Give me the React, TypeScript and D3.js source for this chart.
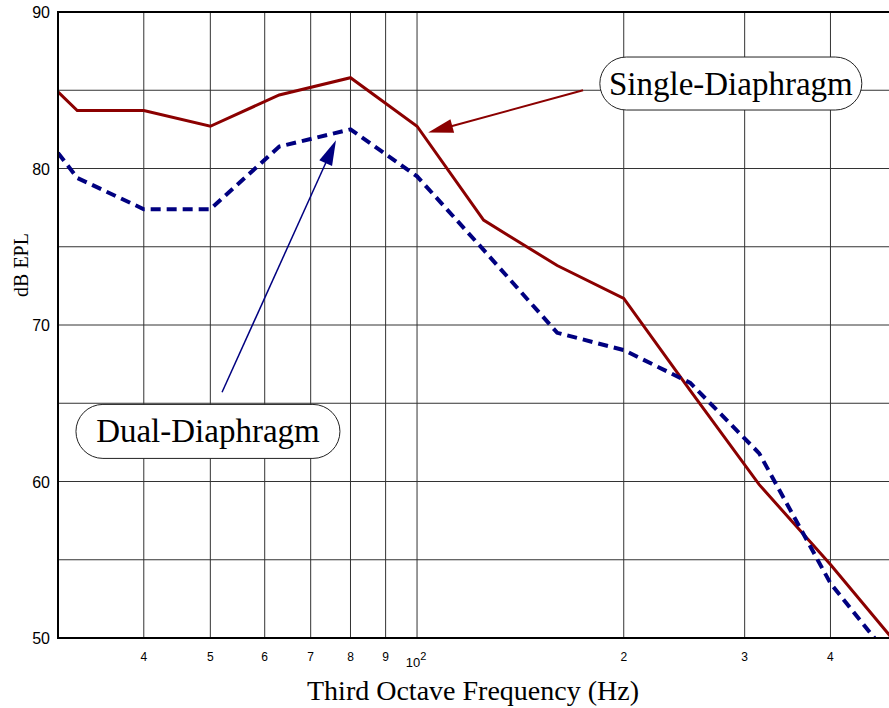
import React from "react";
import * as d3 from "d3";

const freqs = [30, 32, 40, 50, 63, 80, 100, 125, 160, 200, 250, 315, 400, 500];
const singleDiaphragm = [84.9, 83.7, 83.7, 82.7, 84.7, 85.8, 82.7, 76.7, 73.8, 71.7, 65.8, 59.8, 54.7, 49.6];
const dualDiaphragm = [81.0, 79.4, 77.4, 77.4, 81.4, 82.5, 79.5, 74.8, 69.5, 68.4, 66.3, 61.8, 53.5, 48.2];

const xGridTicks = [40, 50, 60, 70, 80, 90, 100, 200, 300, 400];
const xTickLabels = ["4", "5", "6", "7", "8", "9", "10", "2", "3", "4"];
const yGridTicks = [55, 60, 65, 70, 75, 80, 85];
const yTickLabels = [90, 80, 70, 60, 50];

const W = 889;
const H = 708;
const L = 58, T = 12, B = 638;

export default function App() {
  const x = d3.scaleLog().domain([30, 500]).range([L, 897]);
  const y = d3.scaleLinear().domain([50, 90]).range([B, T]);

  const line = d3
    .line<number>()
    .x((_, i) => x(freqs[i]))
    .y((d) => y(d));

  const arrow = (f0: number, v0: number, f1: number, v1: number, color: string, w: number, hl: number, hw: number) => {
    const x0 = x(f0), y0 = y(v0), x1 = x(f1), y1 = y(v1);
    const dx = x1 - x0, dy = y1 - y0;
    const len = Math.hypot(dx, dy);
    const ux = dx / len, uy = dy / len;
    const bx = x1 - ux * hl, by = y1 - uy * hl;
    const px = -uy * hw, py = ux * hw;
    return (
      <g>
        <line x1={x0} y1={y0} x2={bx + ux * 2} y2={by + uy * 2} stroke={color} strokeWidth={w} />
        <polygon points={`${x1},${y1} ${bx + px},${by + py} ${bx - px},${by - py}`} fill={color} />
      </g>
    );
  };

  const pill = (f: number, v: number, w: number, h: number, text: string) => {
    const cx = x(f), cy = y(v);
    return (
      <g>
        <rect x={cx - w / 2} y={cy - h / 2} width={w} height={h} rx={h / 2} ry={h / 2} fill="white" stroke="#222" strokeWidth={1} />
        <text x={cx} y={cy + 11} textAnchor="middle" fontFamily="'Liberation Serif', 'Times New Roman', serif" fontSize={33} fill="#000">
          {text}
        </text>
      </g>
    );
  };

  return (
    <svg width={W} height={H} style={{ position: "absolute", left: 0, top: 0, background: "white" }}>
      <defs>
        <clipPath id="plot">
          <rect x={L} y={T} width={W - L} height={B - T} />
        </clipPath>
      </defs>
      <rect x={0} y={0} width={W} height={H} fill="white" />
      {/* grid */}
      {xGridTicks.map((t) => (
        <line key={"gx" + t} x1={x(t)} x2={x(t)} y1={T} y2={B} stroke="#333" strokeWidth={1} />
      ))}
      {yGridTicks.map((t) => (
        <line key={"gy" + t} x1={L} x2={W} y1={y(t)} y2={y(t)} stroke="#333" strokeWidth={1} />
      ))}
      {/* data */}
      <g clipPath="url(#plot)">
        <path d={line(singleDiaphragm) || ""} fill="none" stroke="#8B0000" strokeWidth={3} strokeLinejoin="miter" />
        <path d={line(dualDiaphragm) || ""} fill="none" stroke="#000080" strokeWidth={4} strokeDasharray="10,6" />
      </g>
      {/* frame */}
      <line x1={L} x2={W} y1={T} y2={T} stroke="#000" strokeWidth={2} />
      <line x1={L} x2={W} y1={B} y2={B} stroke="#000" strokeWidth={2} />
      <line x1={L} x2={L} y1={T - 1} y2={B + 1} stroke="#000" strokeWidth={2} />
      {/* y tick labels */}
      {yTickLabels.map((t) => (
        <text key={"yl" + t} x={50} y={y(t) + 6} textAnchor="end" fontFamily="'Liberation Sans', Arial, sans-serif" fontSize={16} fill="#000">
          {t}
        </text>
      ))}
      {/* x tick labels */}
      {xGridTicks.map((t, i) =>
        t === 100 ? (
          <text key={"xl" + t} x={x(t) - 1} y={667} textAnchor="middle" fontFamily="'Liberation Sans', Arial, sans-serif" fontSize={13} fill="#000">
            {xTickLabels[i]}
            <tspan dy={-7} fontSize={11}>2</tspan>
          </text>
        ) : (
          <text key={"xl" + t} x={x(t)} y={661} textAnchor="middle" fontFamily="'Liberation Sans', Arial, sans-serif" fontSize={12} fill="#000">
            {xTickLabels[i]}
          </text>
        )
      )}
      {/* axis titles */}
      <text x={473} y={700} textAnchor="middle" fontFamily="'Liberation Serif', 'Times New Roman', serif" fontSize={28} fill="#000">
        Third Octave Frequency (Hz)
      </text>
      <text transform="translate(28,265) rotate(-90)" textAnchor="middle" fontFamily="'Liberation Serif', 'Times New Roman', serif" fontSize={20} fill="#000">
        dB EPL
      </text>
      {/* annotations */}
      {arrow(174.5, 85.0, 103.8, 82.3, "#8B0000", 2, 25, 7)}
      {arrow(52.0, 65.7, 76.2, 81.8, "#000080", 1.5, 25, 7)}
      {pill(286.4, 85.43, 262, 53, "Single-Diaphragm")}
      {pill(49.6, 63.2, 264, 54, "Dual-Diaphragm")}
    </svg>
  );
}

### WRITTEN TASK
Do not copy the pictures, but repeat every line exactly.

### SOLUTION BELOW
Give me the React, TypeScript and D3.js source for this chart.
import React from "react";
import * as d3 from "d3";

const freqs = [30, 32, 40, 50, 63, 80, 100, 125, 160, 200, 250, 315, 400, 500];
const singleDiaphragm = [84.9, 83.7, 83.7, 82.7, 84.7, 85.8, 82.7, 76.7, 73.8, 71.7, 65.8, 59.8, 54.7, 49.6];
const dualDiaphragm = [81.0, 79.4, 77.4, 77.4, 81.4, 82.5, 79.5, 74.8, 69.5, 68.4, 66.3, 61.8, 53.5, 48.2];

const xGridTicks = [40, 50, 60, 70, 80, 90, 100, 200, 300, 400];
const xTickLabels = ["4", "5", "6", "7", "8", "9", "10", "2", "3", "4"];
const yGridTicks = [55, 60, 65, 70, 75, 80, 85];
const yTickLabels = [90, 80, 70, 60, 50];

const W = 889;
const H = 708;
const L = 58, T = 12, B = 638;

export default function App() {
  const x = d3.scaleLog().domain([30, 500]).range([L, 897]);
  const y = d3.scaleLinear().domain([50, 90]).range([B, T]);

  const line = d3
    .line<number>()
    .x((_, i) => x(freqs[i]))
    .y((d) => y(d));

  const arrow = (f0: number, v0: number, f1: number, v1: number, color: string, w: number, hl: number, hw: number) => {
    const x0 = x(f0), y0 = y(v0), x1 = x(f1), y1 = y(v1);
    const dx = x1 - x0, dy = y1 - y0;
    const len = Math.hypot(dx, dy);
    const ux = dx / len, uy = dy / len;
    const bx = x1 - ux * hl, by = y1 - uy * hl;
    const px = -uy * hw, py = ux * hw;
    return (
      <g>
        <line x1={x0} y1={y0} x2={bx + ux * 2} y2={by + uy * 2} stroke={color} strokeWidth={w} />
        <polygon points={`${x1},${y1} ${bx + px},${by + py} ${bx - px},${by - py}`} fill={color} />
      </g>
    );
  };

  const pill = (f: number, v: number, w: number, h: number, text: string) => {
    const cx = x(f), cy = y(v);
    return (
      <g>
        <rect x={cx - w / 2} y={cy - h / 2} width={w} height={h} rx={h / 2} ry={h / 2} fill="white" stroke="#222" strokeWidth={1} />
        <text x={cx} y={cy + 11} textAnchor="middle" fontFamily="'Liberation Serif', 'Times New Roman', serif" fontSize={33} fill="#000">
          {text}
        </text>
      </g>
    );
  };

  return (
    <svg width={W} height={H} style={{ position: "absolute", left: 0, top: 0, background: "white" }}>
      <defs>
        <clipPath id="plot">
          <rect x={L} y={T} width={W - L} height={B - T} />
        </clipPath>
      </defs>
      <rect x={0} y={0} width={W} height={H} fill="white" />
      {/* grid */}
      {xGridTicks.map((t) => (
        <line key={"gx" + t} x1={x(t)} x2={x(t)} y1={T} y2={B} stroke="#333" strokeWidth={1} />
      ))}
      {yGridTicks.map((t) => (
        <line key={"gy" + t} x1={L} x2={W} y1={y(t)} y2={y(t)} stroke="#333" strokeWidth={1} />
      ))}
      {/* data */}
      <g clipPath="url(#plot)">
        <path d={line(singleDiaphragm) || ""} fill="none" stroke="#8B0000" strokeWidth={3} strokeLinejoin="miter" />
        <path d={line(dualDiaphragm) || ""} fill="none" stroke="#000080" strokeWidth={4} strokeDasharray="10,6" />
      </g>
      {/* frame */}
      <line x1={L} x2={W} y1={T} y2={T} stroke="#000" strokeWidth={2} />
      <line x1={L} x2={W} y1={B} y2={B} stroke="#000" strokeWidth={2} />
      <line x1={L} x2={L} y1={T - 1} y2={B + 1} stroke="#000" strokeWidth={2} />
      {/* y tick labels */}
      {yTickLabels.map((t) => (
        <text key={"yl" + t} x={50} y={y(t) + 6} textAnchor="end" fontFamily="'Liberation Sans', Arial, sans-serif" fontSize={16} fill="#000">
          {t}
        </text>
      ))}
      {/* x tick labels */}
      {xGridTicks.map((t, i) =>
        t === 100 ? (
          <text key={"xl" + t} x={x(t) - 1} y={667} textAnchor="middle" fontFamily="'Liberation Sans', Arial, sans-serif" fontSize={13} fill="#000">
            {xTickLabels[i]}
            <tspan dy={-7} fontSize={11}>2</tspan>
          </text>
        ) : (
          <text key={"xl" + t} x={x(t)} y={661} textAnchor="middle" fontFamily="'Liberation Sans', Arial, sans-serif" fontSize={12} fill="#000">
            {xTickLabels[i]}
          </text>
        )
      )}
      {/* axis titles */}
      <text x={473} y={700} textAnchor="middle" fontFamily="'Liberation Serif', 'Times New Roman', serif" fontSize={28} fill="#000">
        Third Octave Frequency (Hz)
      </text>
      <text transform="translate(28,265) rotate(-90)" textAnchor="middle" fontFamily="'Liberation Serif', 'Times New Roman', serif" fontSize={20} fill="#000">
        dB EPL
      </text>
      {/* annotations */}
      {arrow(174.5, 85.0, 103.8, 82.3, "#8B0000", 2, 25, 7)}
      {arrow(52.0, 65.7, 76.2, 81.8, "#000080", 1.5, 25, 7)}
      {pill(286.4, 85.43, 262, 53, "Single-Diaphragm")}
      {pill(49.6, 63.2, 264, 54, "Dual-Diaphragm")}
    </svg>
  );
}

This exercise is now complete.